Task objective: Go through the listing below and list every line with "this".

##### Materials provided #####

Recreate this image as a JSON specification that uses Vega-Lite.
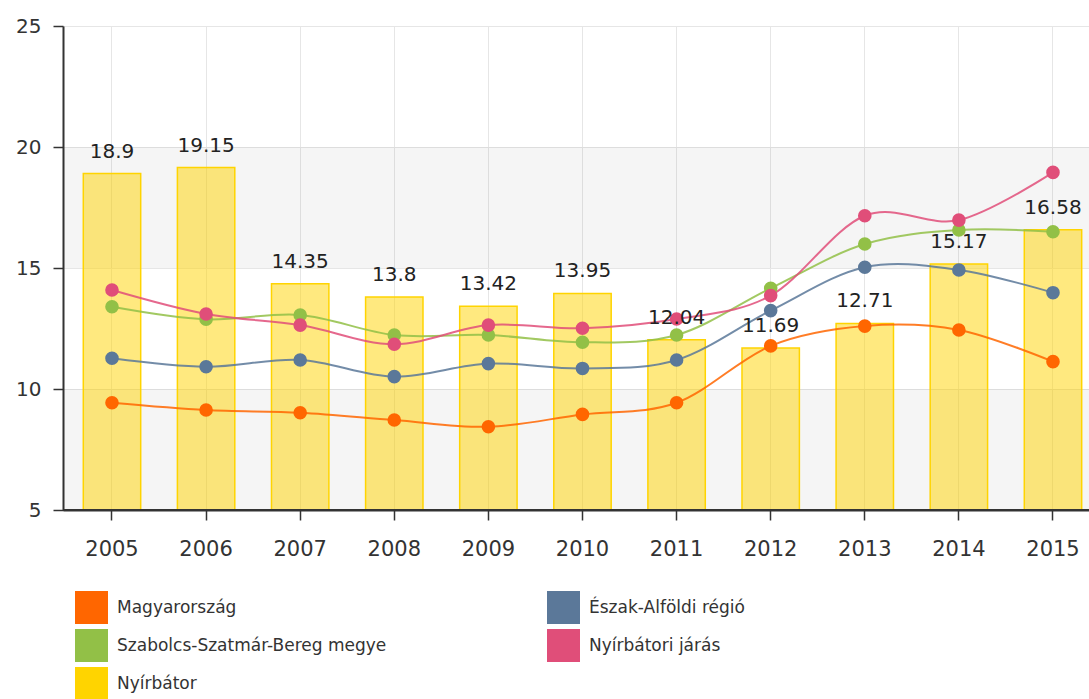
{
  "$schema": "https://vega.github.io/schema/vega-lite/v6.json",
  "autosize": {"type": "none"},
  "width": 1026,
  "height": 484,
  "padding": {"left": 63, "top": 26, "right": 0, "bottom": 189},
  "background": "white",
  "config": {
    "view": {"stroke": null},
    "font": "DejaVu Sans",
    "axis": {"labelFont": "DejaVu Sans", "labelColor": "#333333", "titleFont": "DejaVu Sans"}
  },
  "datasets": {
    "bands": [{"lo": 5, "hi": 10}, {"lo": 15, "hi": 20}],
    "main": [
      {"year": "2005", "series": "Nyírbátor", "value": 18.9},
      {"year": "2006", "series": "Nyírbátor", "value": 19.15},
      {"year": "2007", "series": "Nyírbátor", "value": 14.35},
      {"year": "2008", "series": "Nyírbátor", "value": 13.8},
      {"year": "2009", "series": "Nyírbátor", "value": 13.42},
      {"year": "2010", "series": "Nyírbátor", "value": 13.95},
      {"year": "2011", "series": "Nyírbátor", "value": 12.04},
      {"year": "2012", "series": "Nyírbátor", "value": 11.69},
      {"year": "2013", "series": "Nyírbátor", "value": 12.71},
      {"year": "2014", "series": "Nyírbátor", "value": 15.17},
      {"year": "2015", "series": "Nyírbátor", "value": 16.58},
      {"year": "2005", "series": "Magyarország", "value": 9.43},
      {"year": "2006", "series": "Magyarország", "value": 9.13},
      {"year": "2007", "series": "Magyarország", "value": 9.02},
      {"year": "2008", "series": "Magyarország", "value": 8.72},
      {"year": "2009", "series": "Magyarország", "value": 8.44},
      {"year": "2010", "series": "Magyarország", "value": 8.95},
      {"year": "2011", "series": "Magyarország", "value": 9.43},
      {"year": "2012", "series": "Magyarország", "value": 11.78},
      {"year": "2013", "series": "Magyarország", "value": 12.6},
      {"year": "2014", "series": "Magyarország", "value": 12.44},
      {"year": "2015", "series": "Magyarország", "value": 11.13},
      {"year": "2005", "series": "Észak-Alföldi régió", "value": 11.27},
      {"year": "2006", "series": "Észak-Alföldi régió", "value": 10.92},
      {"year": "2007", "series": "Észak-Alföldi régió", "value": 11.2},
      {"year": "2008", "series": "Észak-Alföldi régió", "value": 10.51},
      {"year": "2009", "series": "Észak-Alföldi régió", "value": 11.05},
      {"year": "2010", "series": "Észak-Alföldi régió", "value": 10.85},
      {"year": "2011", "series": "Észak-Alföldi régió", "value": 11.2},
      {"year": "2012", "series": "Észak-Alföldi régió", "value": 13.24},
      {"year": "2013", "series": "Észak-Alföldi régió", "value": 15.03},
      {"year": "2014", "series": "Észak-Alföldi régió", "value": 14.92},
      {"year": "2015", "series": "Észak-Alföldi régió", "value": 13.98},
      {"year": "2005", "series": "Szabolcs-Szatmár-Bereg megye", "value": 13.4},
      {"year": "2006", "series": "Szabolcs-Szatmár-Bereg megye", "value": 12.88},
      {"year": "2007", "series": "Szabolcs-Szatmár-Bereg megye", "value": 13.06},
      {"year": "2008", "series": "Szabolcs-Szatmár-Bereg megye", "value": 12.23},
      {"year": "2009", "series": "Szabolcs-Szatmár-Bereg megye", "value": 12.23},
      {"year": "2010", "series": "Szabolcs-Szatmár-Bereg megye", "value": 11.93},
      {"year": "2011", "series": "Szabolcs-Szatmár-Bereg megye", "value": 12.23},
      {"year": "2012", "series": "Szabolcs-Szatmár-Bereg megye", "value": 14.16},
      {"year": "2013", "series": "Szabolcs-Szatmár-Bereg megye", "value": 15.99},
      {"year": "2014", "series": "Szabolcs-Szatmár-Bereg megye", "value": 16.57},
      {"year": "2015", "series": "Szabolcs-Szatmár-Bereg megye", "value": 16.5},
      {"year": "2005", "series": "Nyírbátori járás", "value": 14.09},
      {"year": "2006", "series": "Nyírbátori járás", "value": 13.1},
      {"year": "2007", "series": "Nyírbátori járás", "value": 12.64},
      {"year": "2008", "series": "Nyírbátori járás", "value": 11.85},
      {"year": "2009", "series": "Nyírbátori járás", "value": 12.64},
      {"year": "2010", "series": "Nyírbátori járás", "value": 12.51},
      {"year": "2011", "series": "Nyírbátori járás", "value": 12.89},
      {"year": "2012", "series": "Nyírbátori járás", "value": 13.86},
      {"year": "2013", "series": "Nyírbátori járás", "value": 17.16},
      {"year": "2014", "series": "Nyírbátori járás", "value": 16.98},
      {"year": "2015", "series": "Nyírbátori járás", "value": 18.95}
    ]
  },
  "encoding": {
    "y": {
      "type": "quantitative",
      "scale": {"domain": [5, 25], "nice": false, "zero": false},
      "axis": {"title": null, "values": [5, 10, 15, 20, 25], "labelFontSize": 20, "labelPadding": 12, "tickSize": 10, "tickColor": "#333333", "tickWidth": 1.5, "domainColor": "#333333", "domainWidth": 2, "grid": true, "gridColor": "#e6e6e6", "zindex": 0}
    }
  },
  "layer": [
    {
      "data": {"name": "bands"},
      "mark": {"type": "rect", "fill": "#000000", "fillOpacity": 0.04},
      "encoding": {
        "y": {"field": "lo", "type": "quantitative"},
        "y2": {"field": "hi"}
      }
    },
    {
      "data": {"name": "main"},
      "encoding": {
        "x": {
          "field": "year", "type": "nominal",
          "scale": {"paddingInner": 0.39, "paddingOuter": 0.1467, "align": 0.735},
          "axis": {"title": null, "labelAngle": 0, "labelFontSize": 21, "labelPadding": 18, "tickSize": 10, "tickColor": "#333333", "tickWidth": 1.5, "domainColor": "#333333", "domainWidth": 2, "grid": true, "gridColor": "#e6e6e6", "bandPosition": 0.5, "zindex": 0}
        },
        "y": {"field": "value", "type": "quantitative"},
        "color": {
          "field": "series", "type": "nominal",
          "scale": {
            "domain": ["Magyarország", "Észak-Alföldi régió", "Szabolcs-Szatmár-Bereg megye", "Nyírbátori járás", "Nyírbátor"],
            "range": ["#ff6600", "#5b7899", "#92c047", "#e04e79", "#ffd400"]
          },
          "legend": {
            "title": null, "orient": "none", "legendX": 12, "legendY": 565, "columns": 2, "direction": "horizontal",
            "symbolType": "square", "symbolSize": 1089, "symbolOpacity": 1, "symbolStrokeWidth": 0,
            "labelFontSize": 17, "labelFont": "DejaVu Sans", "labelColor": "#333333", "labelOffset": 9, "rowPadding": 5, "columnPadding": 160, "labelLimit": 400
          }
        }
      },
      "layer": [
        {
          "transform": [{"filter": "datum.series === 'Nyírbátor'"}],
          "mark": {"type": "bar", "fillOpacity": 0.5, "stroke": "#ffd400", "strokeWidth": 1.5},
          "encoding": {
            "y2": {"datum": 5}
          }
        },
        {
          "transform": [{"filter": "datum.series !== 'Nyírbátor'"}],
          "mark": {"type": "line", "interpolate": "cardinal", "strokeWidth": 2, "opacity": 0.85}
        },
        {
          "transform": [{"filter": "datum.series !== 'Nyírbátor'"}],
          "mark": {"type": "point", "filled": true, "opacity": 1, "size": 185, "shape": "circle"}
        },
        {
          "transform": [{"filter": "datum.series === 'Nyírbátor'"}],
          "mark": {"type": "text", "baseline": "alphabetic", "dy": -16, "fontSize": 20, "color": "#222222", "font": "DejaVu Sans"},
          "encoding": {
            "text": {"field": "value", "type": "quantitative"},
            "color": {"value": "#222222"}
          }
        }
      ]
    },
    {
      "data": {"values": [{"base": 5}]},
      "mark": {"type": "rule", "color": "#333333", "strokeWidth": 2},
      "encoding": {
        "y": {"field": "base", "type": "quantitative"}
      }
    }
  ]
}
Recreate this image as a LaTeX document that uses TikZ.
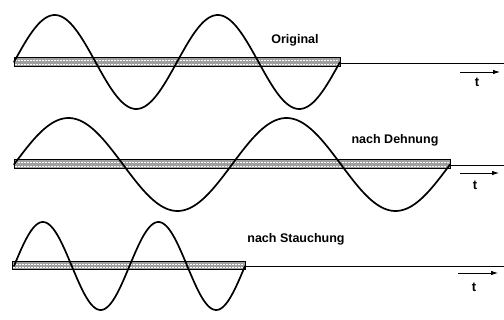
\documentclass[tikz,border=0pt]{standalone}
\usepackage{fontspec}
\setmainfont{Liberation Sans}
\usetikzlibrary{arrows.meta}
\begin{document}
\begin{tikzpicture}[x=1pt,y=-1pt,
  wave/.style={line width=1.7pt,line join=round,line cap=round},
  axis/.style={line width=0.9pt},
  bar/.style={draw=black,line width=1pt,fill=gray!75},
  bardots/.style={white,line width=1pt,dash pattern=on 1.8pt off 1.2pt},
  tarrow/.style={line width=0.8pt,-{Latex[length=7pt,width=4.5pt]}},
  lbl/.style={font=\fontsize{12.5}{14}\selectfont\bfseries,inner sep=0pt},
  tlbl/.style={font=\fontsize{13}{14}\selectfont\bfseries,inner sep=0pt}]
\useasboundingbox (0,0) rectangle (504,320);
% ---------- row 1: Original ----------
\fill[bar] (14,58) rectangle (340,67);
\draw[bardots] (15,60.9) -- (339,60.9);
\draw[bardots] (15,64.3) -- (339,64.3);
\coordinate (a1) at (340,63);
\coordinate (b1) at (504,63);
\draw[axis] (a1) -- (b1);
\draw[wave,domain=0:2,samples=160,smooth] plot ({14+\x*163},{62-47*sin(\x*360)});
\node[lbl] (o) at (295,40) {Original};
\coordinate (s1) at (460,72); \coordinate (e1) at (500,72);
\draw[tarrow] (s1) -- (e1);
\node[tlbl] (t1) at (477,82) {t};
% ---------- row 2: nach Dehnung ----------
\fill[bar] (14,160) rectangle (450,169);
\draw[bardots] (15,162.9) -- (449,162.9);
\draw[bardots] (15,166.3) -- (449,166.3);
\coordinate (a2) at (450,165);
\coordinate (b2) at (504,165);
\draw[axis] (a2) -- (b2);
\draw[wave,domain=0:2,samples=180,smooth] plot ({14+\x*218},{164.5-46.5*sin(\x*360)});
\node[lbl] (d) at (395,140) {nach Dehnung};
\coordinate (s2) at (460,173); \coordinate (e2) at (499,173);
\draw[tarrow] (s2) -- (e2);
\node[tlbl] (t2) at (475,185) {t};
% ---------- row 3: nach Stauchung ----------
\fill[bar] (12,262) rectangle (245,270);
\draw[bardots] (13,264.7) -- (244,264.7);
\draw[bardots] (13,267.7) -- (244,267.7);
\coordinate (a3) at (245,266);
\coordinate (b3) at (504,266);
\draw[axis] (a3) -- (b3);
\draw[wave,domain=0:2,samples=160,smooth] plot ({14+\x*115.5},{266-44*sin(\x*360)});
\node[lbl] (s) at (296,239) {nach Stauchung};
\coordinate (s3) at (458,273); \coordinate (e3) at (498,273);
\draw[tarrow] (s3) -- (e3);
\node[tlbl] (t3) at (474,287) {t};
\end{tikzpicture}
\end{document}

#####

Result below:
Recreate this image as a JSON specification that uses Vega-Lite.
Recreate this image as a LaTeX document that uses TikZ.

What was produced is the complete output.